- [GIVEN INFORMATION]:

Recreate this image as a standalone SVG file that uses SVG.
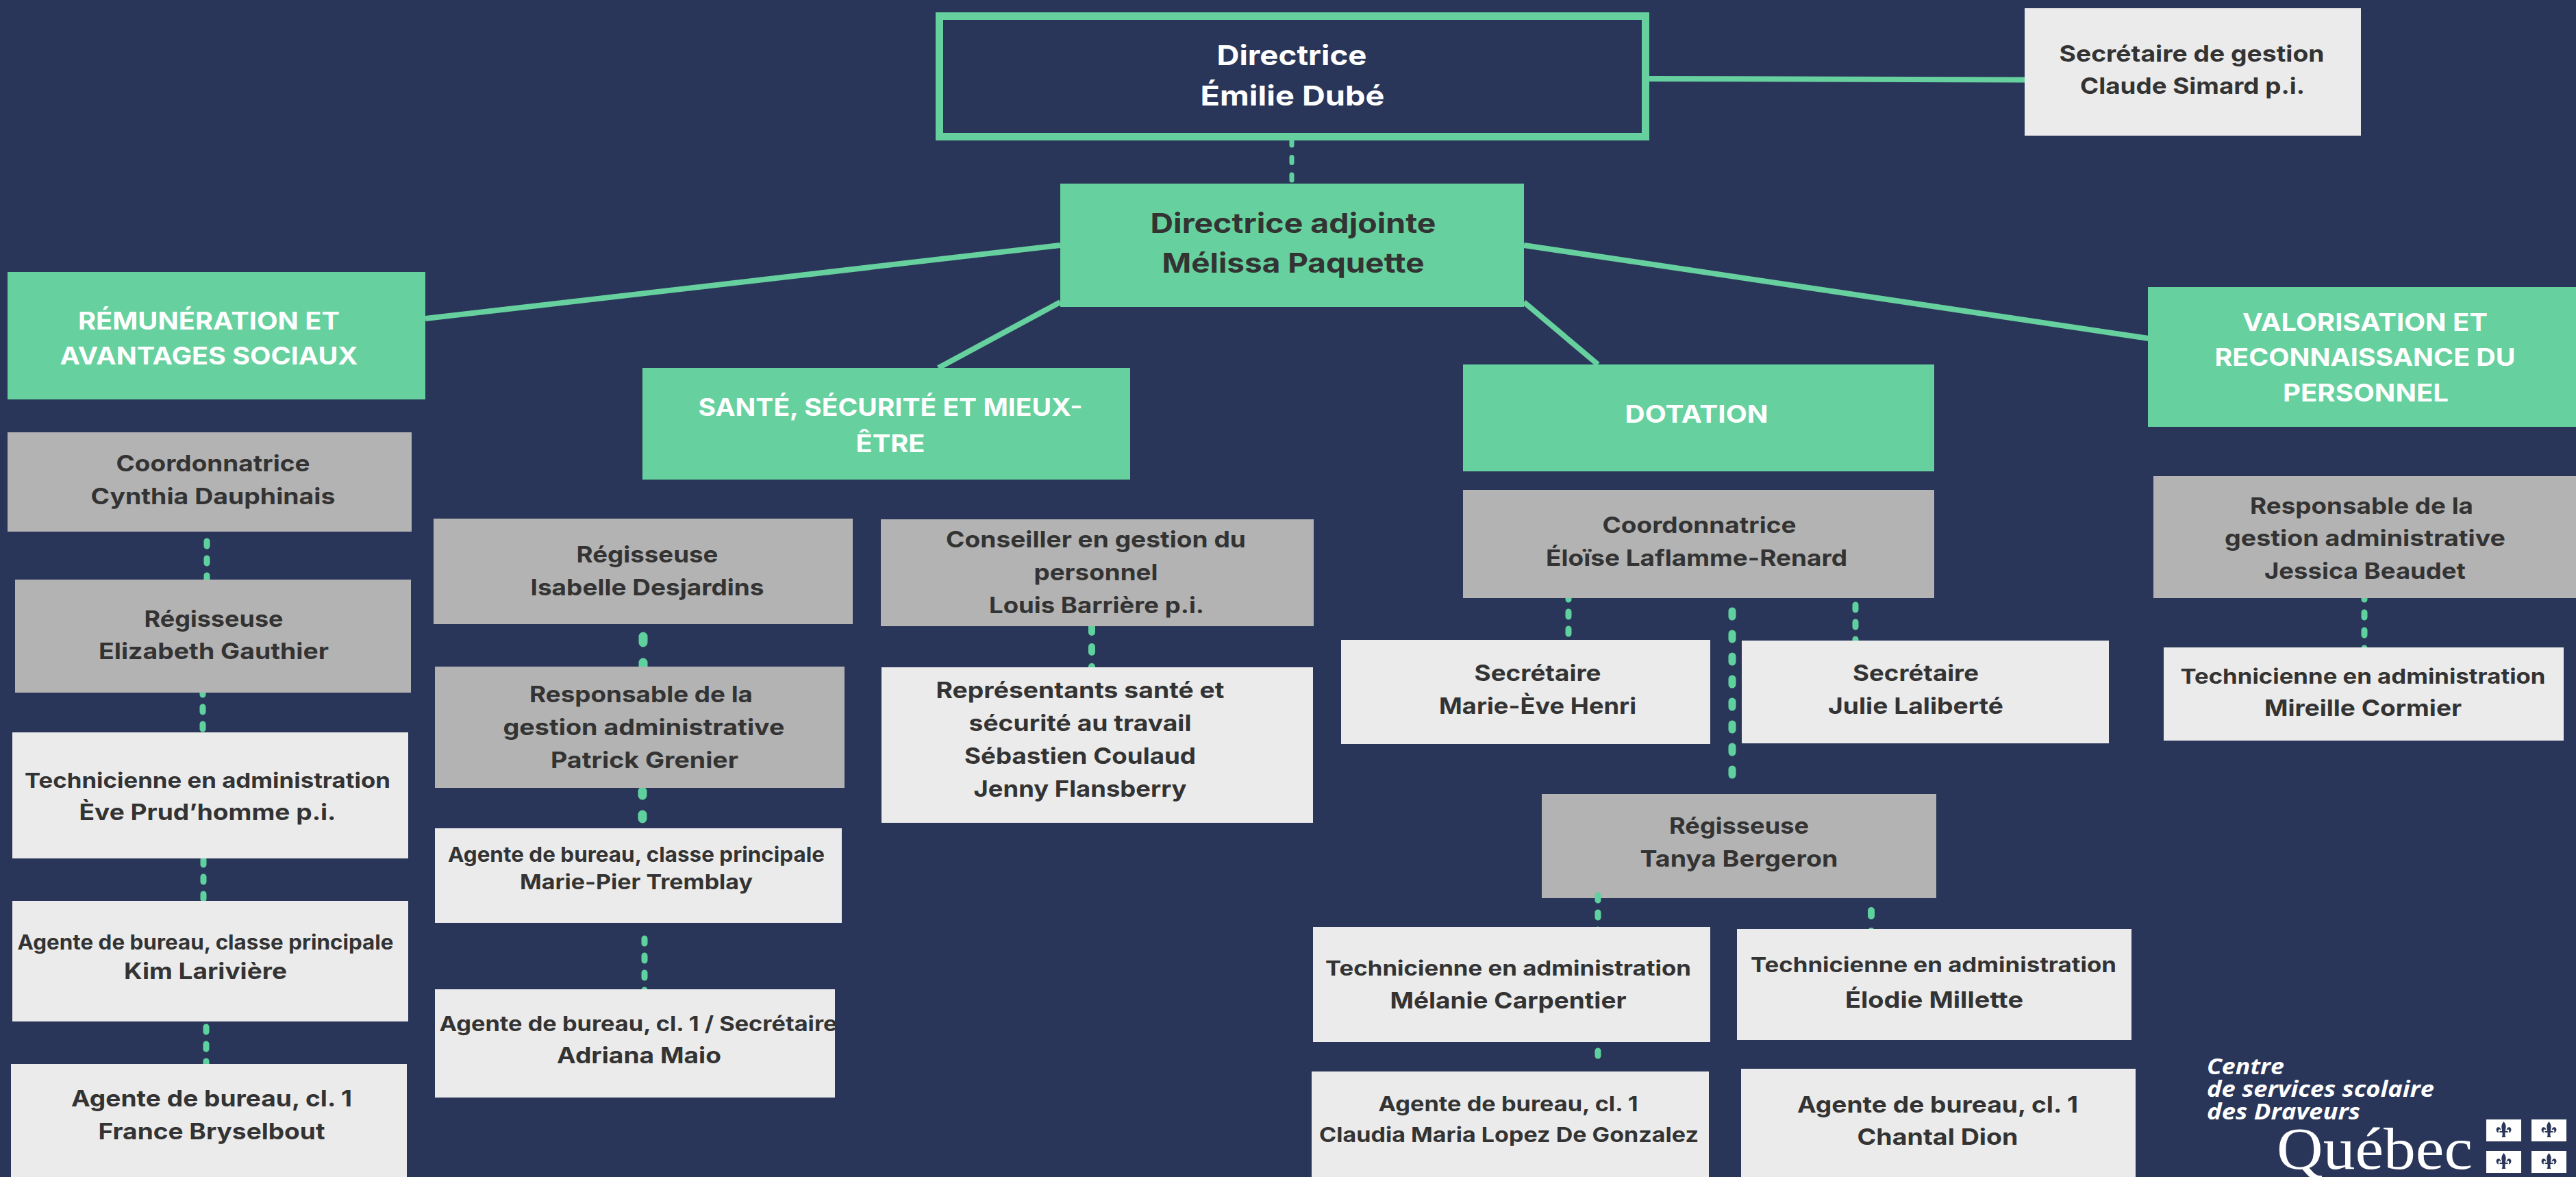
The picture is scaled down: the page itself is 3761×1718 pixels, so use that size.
<svg xmlns="http://www.w3.org/2000/svg" xmlns:xlink="http://www.w3.org/1999/xlink" width="3761" height="1718" viewBox="0 0 3761 1718">
<style>
text{font-family:"Inter","Noto Sans","Liberation Sans",sans-serif;font-weight:700;text-anchor:middle}
.g{fill:#66d19e}.m{fill:#b3b3b3}.l{fill:#ebebeb}
.d{fill:#333333}.w{fill:#ffffff}
.s42{font-size:40px}.s37{font-size:35px}.s34{font-size:33px}.s30{font-size:30px}
.sol{stroke:#66d19e;fill:none;stroke-width:8}
.da{stroke:#5fd19e;fill:none;stroke-linecap:round;stroke-width:9;stroke-dasharray:7 18}
.lg{font-family:"Open Sans","Liberation Sans",sans-serif;font-weight:700;font-style:italic;font-size:32px;text-anchor:start;fill:#fff}
</style>
<defs>
<g id="fleur"><path fill="#2a3659" d="M0,-13 C3,-9 4,-6 2.5,-1.5 L2.5,1 L6,1 L6,3 L2,3 C2,6 1.5,8 3,10 L-3,10 C-1.500,8 -2,6 -2,3 L-6,3 L-6,1 L-2.500,1 L-2.500,-1.500 C-4,-6 -3,-9 0,-13 Z M4,0 C4,-5 9,-6 10.500,-3 C12,0 9.500,3.500 7,3.500 C8,2 8.500,-1 6.500,-1.500 C5.500,-1.700 5,-1 4,0 Z M-4,0 C-4,-5 -9,-6 -10.500,-3 C-12,0 -9.500,3.500 -7,3.500 C-8,2 -8.500,-1 -6.500,-1.500 C-5.500,-1.700 -5,-1 -4,0 Z"/></g>
</defs>
<rect width="3761" height="1718" fill="#2a3659"/>

<g id="n-tanya"><rect class="m" x="2251" y="1159" width="576" height="152"/>
<text class="d s34" x="2539" y="1217" textLength="204" lengthAdjust="spacingAndGlyphs">Régisseuse</text>
<text class="d s34" x="2539" y="1265" textLength="289" lengthAdjust="spacingAndGlyphs">Tanya Bergeron</text></g>

<g id="connectors">
<path class="sol" d="M2408,115 L2956,116.500"/>
<path class="sol" d="M1548,358 L621,465"/>
<path class="sol" d="M2225,358 L3137,494"/>
<path class="sol" d="M1548,441 L1370,537"/>
<path class="sol" d="M2225,441 L2333,532"/>
<path class="da" style="stroke-width:7;stroke-dasharray:8 17.500" d="M1886,204 V266"/>
<path class="da" d="M302,790 V850"/>
<path class="da" d="M296,1007 V1069"/>
<path class="da" d="M297,1255 V1318"/>
<path class="da" d="M301,1499 V1556"/>
<path class="da" style="stroke-width:13;stroke-dasharray:9 29" d="M939,929 V980"/>
<path class="da" style="stroke-width:13;stroke-dasharray:6 28" d="M938,1155 V1203"/>
<path class="da" d="M941,1370 V1450"/>
<path class="da" style="stroke-width:10;stroke-dasharray:8 21" d="M1594,915 V980"/>
<path class="da" d="M2290,868 V938"/>
<path class="da" style="stroke-width:11;stroke-dasharray:8 25" d="M2529,892 V1154"/>
<path class="da" d="M2709,883 V940"/>
<path class="da" d="M2333,1307 V1360"/>
<path class="da" style="stroke-width:10;stroke-dasharray:8 22" d="M2732,1329 V1362"/>
<path class="da" style="stroke-dasharray:7 40" d="M2333,1534 V1541"/>
<path class="da" style="stroke-dasharray:7 19" d="M3452,868 V950"/>
</g>

<g id="n-directrice"><rect x="1371.500" y="23.500" width="1031" height="176" fill="#2a3659" stroke="#66d19e" stroke-width="11"/>
<text class="w s42" x="1886" y="95" textLength="219" lengthAdjust="spacingAndGlyphs">Directrice</text>
<text class="w s42" x="1887" y="154" textLength="269" lengthAdjust="spacingAndGlyphs">Émilie Dubé</text></g>

<g id="n-secretaire-gestion"><rect class="l" x="2956" y="12" width="491" height="186"/>
<text class="d s34" x="3200" y="90" textLength="387" lengthAdjust="spacingAndGlyphs">Secrétaire de gestion</text>
<text class="d s34" x="3201" y="137" textLength="328" lengthAdjust="spacingAndGlyphs">Claude Simard p.i.</text></g>

<g id="n-adjointe"><rect class="g" x="1548" y="268" width="677" height="180"/>
<text class="d s42" x="1888" y="340" textLength="417" lengthAdjust="spacingAndGlyphs">Directrice adjointe</text>
<text class="d s42" x="1888" y="398" textLength="383" lengthAdjust="spacingAndGlyphs">Mélissa Paquette</text></g>

<g id="n-remuneration"><rect class="g" x="11" y="397" width="610" height="186"/>
<text class="w s37" x="305" y="481" textLength="382" lengthAdjust="spacingAndGlyphs">RÉMUNÉRATION ET</text>
<text class="w s37" x="305" y="532" textLength="435" lengthAdjust="spacingAndGlyphs">AVANTAGES SOCIAUX</text></g>

<g id="n-sante"><rect class="g" x="938" y="537" width="712" height="163"/>
<text class="w s37" x="1300" y="607" textLength="561" lengthAdjust="spacingAndGlyphs">SANTÉ, SÉCURITÉ ET MIEUX-</text>
<text class="w s37" x="1300" y="660" textLength="101" lengthAdjust="spacingAndGlyphs">ÊTRE</text></g>

<g id="n-dotation"><rect class="g" x="2136" y="532" width="688" height="156"/>
<text class="w s37" x="2477" y="617" textLength="209" lengthAdjust="spacingAndGlyphs">DOTATION</text></g>

<g id="n-valorisation"><rect class="g" x="3136" y="419" width="625" height="204"/>
<text class="w s37" x="3453" y="483" textLength="358" lengthAdjust="spacingAndGlyphs">VALORISATION ET</text>
<text class="w s37" x="3453" y="534" textLength="439" lengthAdjust="spacingAndGlyphs">RECONNAISSANCE DU</text>
<text class="w s37" x="3454" y="586" textLength="242" lengthAdjust="spacingAndGlyphs">PERSONNEL</text></g>

<g id="n-cynthia"><rect class="m" x="11" y="631" width="590" height="145"/>
<text class="d s34" x="311" y="688" textLength="283" lengthAdjust="spacingAndGlyphs">Coordonnatrice</text>
<text class="d s34" x="311" y="736" textLength="357" lengthAdjust="spacingAndGlyphs">Cynthia Dauphinais</text></g>

<g id="n-elizabeth"><rect class="m" x="22" y="846" width="578" height="165"/>
<text class="d s34" x="312" y="915" textLength="203" lengthAdjust="spacingAndGlyphs">Régisseuse</text>
<text class="d s34" x="312" y="962" textLength="336" lengthAdjust="spacingAndGlyphs">Elizabeth Gauthier</text></g>

<g id="n-eve"><rect class="l" x="18" y="1069" width="578" height="184"/>
<text class="d s30" x="303" y="1150" textLength="534" lengthAdjust="spacingAndGlyphs">Technicienne en administration</text>
<text class="d s34" x="303" y="1197" textLength="375" lengthAdjust="spacingAndGlyphs">Ève Prud’homme p.i.</text></g>

<g id="n-kim"><rect class="l" x="18" y="1315" width="578" height="176"/>
<text class="d s30" x="300" y="1386" textLength="549" lengthAdjust="spacingAndGlyphs">Agente de bureau, classe principale</text>
<text class="d s34" x="300" y="1429" textLength="238" lengthAdjust="spacingAndGlyphs">Kim Larivière</text></g>

<g id="n-france"><rect class="l" x="16" y="1553" width="578" height="165"/>
<text class="d s34" x="309" y="1615" textLength="410" lengthAdjust="spacingAndGlyphs">Agente de bureau, cl. 1</text>
<text class="d s34" x="309" y="1663" textLength="331" lengthAdjust="spacingAndGlyphs">France Bryselbout</text></g>

<g id="n-isabelle"><rect class="m" x="633" y="757" width="612" height="154"/>
<text class="d s34" x="945" y="821" textLength="207" lengthAdjust="spacingAndGlyphs">Régisseuse</text>
<text class="d s34" x="945" y="869" textLength="341" lengthAdjust="spacingAndGlyphs">Isabelle Desjardins</text></g>

<g id="n-patrick"><rect class="m" x="635" y="973" width="598" height="177"/>
<text class="d s34" x="936" y="1025" textLength="326" lengthAdjust="spacingAndGlyphs">Responsable de la</text>
<text class="d s34" x="940" y="1073" textLength="411" lengthAdjust="spacingAndGlyphs">gestion administrative</text>
<text class="d s34" x="941" y="1121" textLength="274" lengthAdjust="spacingAndGlyphs">Patrick Grenier</text></g>

<g id="n-marie-pier"><rect class="l" x="635" y="1209" width="594" height="138"/>
<text class="d s30" x="929" y="1258" textLength="550" lengthAdjust="spacingAndGlyphs">Agente de bureau, classe principale</text>
<text class="d s30" x="929" y="1298" textLength="340" lengthAdjust="spacingAndGlyphs">Marie-Pier Tremblay</text></g>

<g id="n-adriana"><rect class="l" x="635" y="1444" width="584" height="158"/>
<text class="d s30" x="932" y="1505" textLength="581" lengthAdjust="spacingAndGlyphs">Agente de bureau, cl. 1 / Secrétaire</text>
<text class="d s34" x="933" y="1552" textLength="240" lengthAdjust="spacingAndGlyphs">Adriana Maio</text></g>

<g id="n-louis"><rect class="m" x="1286" y="758" width="632" height="156"/>
<text class="d s34" x="1600" y="799" textLength="438" lengthAdjust="spacingAndGlyphs">Conseiller en gestion du</text>
<text class="d s34" x="1600" y="847" textLength="181" lengthAdjust="spacingAndGlyphs">personnel</text>
<text class="d s34" x="1601" y="895" textLength="314" lengthAdjust="spacingAndGlyphs">Louis Barrière p.i.</text></g>

<g id="n-representants"><rect class="l" x="1287" y="974" width="630" height="227"/>
<text class="d s34" x="1577" y="1019" textLength="421" lengthAdjust="spacingAndGlyphs">Représentants santé et</text>
<text class="d s34" x="1577" y="1067" textLength="325" lengthAdjust="spacingAndGlyphs">sécurité au travail</text>
<text class="d s34" x="1577" y="1115" textLength="338" lengthAdjust="spacingAndGlyphs">Sébastien Coulaud</text>
<text class="d s34" x="1577" y="1163" textLength="311" lengthAdjust="spacingAndGlyphs">Jenny Flansberry</text></g>

<g id="n-eloise"><rect class="m" x="2136" y="715" width="688" height="158"/>
<text class="d s34" x="2481" y="778" textLength="283" lengthAdjust="spacingAndGlyphs">Coordonnatrice</text>
<text class="d s34" x="2477" y="826" textLength="440" lengthAdjust="spacingAndGlyphs">Éloïse Laflamme-Renard</text></g>

<g id="n-marie-eve"><rect class="l" x="1958" y="934" width="539" height="152"/>
<text class="d s34" x="2245" y="994" textLength="185" lengthAdjust="spacingAndGlyphs">Secrétaire</text>
<text class="d s34" x="2245" y="1042" textLength="288" lengthAdjust="spacingAndGlyphs">Marie-Ève Henri</text></g>

<g id="n-julie"><rect class="l" x="2543" y="935" width="536" height="150"/>
<text class="d s34" x="2797" y="994" textLength="184" lengthAdjust="spacingAndGlyphs">Secrétaire</text>
<text class="d s34" x="2797" y="1042" textLength="256" lengthAdjust="spacingAndGlyphs">Julie Laliberté</text></g>

<g id="n-melanie"><rect class="l" x="1917" y="1353" width="580" height="168"/>
<text class="d s30" x="2202" y="1424" textLength="534" lengthAdjust="spacingAndGlyphs">Technicienne en administration</text>
<text class="d s34" x="2202" y="1472" textLength="345" lengthAdjust="spacingAndGlyphs">Mélanie Carpentier</text></g>

<g id="n-elodie"><rect class="l" x="2536" y="1356" width="576" height="162"/>
<text class="d s30" x="2823" y="1419" textLength="534" lengthAdjust="spacingAndGlyphs">Technicienne en administration</text>
<text class="d s34" x="2824" y="1471" textLength="260" lengthAdjust="spacingAndGlyphs">Élodie Millette</text></g>

<g id="n-claudia"><rect class="l" x="1915" y="1564" width="580" height="154"/>
<text class="d s30" x="2202" y="1622" textLength="379" lengthAdjust="spacingAndGlyphs">Agente de bureau, cl. 1</text>
<text class="d s30" x="2203" y="1667" textLength="554" lengthAdjust="spacingAndGlyphs">Claudia Maria Lopez De Gonzalez</text></g>

<g id="n-chantal"><rect class="l" x="2542" y="1560" width="576" height="158"/>
<text class="d s34" x="2829" y="1624" textLength="410" lengthAdjust="spacingAndGlyphs">Agente de bureau, cl. 1</text>
<text class="d s34" x="2829" y="1671" textLength="235" lengthAdjust="spacingAndGlyphs">Chantal Dion</text></g>

<g id="n-jessica"><rect class="m" x="3144" y="695" width="617" height="178"/>
<text class="d s34" x="3448" y="750" textLength="326" lengthAdjust="spacingAndGlyphs">Responsable de la</text>
<text class="d s34" x="3453" y="797" textLength="410" lengthAdjust="spacingAndGlyphs">gestion administrative</text>
<text class="d s34" x="3453" y="845" textLength="294" lengthAdjust="spacingAndGlyphs">Jessica Beaudet</text></g>

<g id="n-mireille"><rect class="l" x="3159" y="945" width="584" height="136"/>
<text class="d s30" x="3450" y="998" textLength="533" lengthAdjust="spacingAndGlyphs">Technicienne en administration</text>
<text class="d s34" x="3450" y="1045" textLength="288" lengthAdjust="spacingAndGlyphs">Mireille Cormier</text></g>

<g id="logo">
<text class="lg" x="3222" y="1568" textLength="113" lengthAdjust="spacingAndGlyphs">Centre</text>
<text class="lg" x="3222" y="1601" textLength="332" lengthAdjust="spacingAndGlyphs">de services scolaire</text>
<text class="lg" x="3222" y="1634" textLength="224" lengthAdjust="spacingAndGlyphs">des Draveurs</text>
<text x="3324" y="1706" textLength="286" lengthAdjust="spacingAndGlyphs" style="font-family:'Liberation Serif',serif;font-weight:400;font-size:86px;text-anchor:start;fill:#fff">Québec</text>
<rect x="3630" y="1634" width="51" height="32" fill="#fff"/>
<rect x="3696" y="1634" width="51" height="32" fill="#fff"/>
<rect x="3630" y="1680" width="51" height="32" fill="#fff"/>
<rect x="3696" y="1680" width="51" height="32" fill="#fff"/>
<use xlink:href="#fleur" href="#fleur" x="3655.500" y="1650"/>
<use xlink:href="#fleur" href="#fleur" x="3721.500" y="1650"/>
<use xlink:href="#fleur" href="#fleur" x="3655.500" y="1696"/>
<use xlink:href="#fleur" href="#fleur" x="3721.500" y="1696"/>
</g>
</svg>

- [REQUIREMENT]: Find every line with the word "that" and state how many there are, with no other words.

- [CORRECT RESPONSE]: 2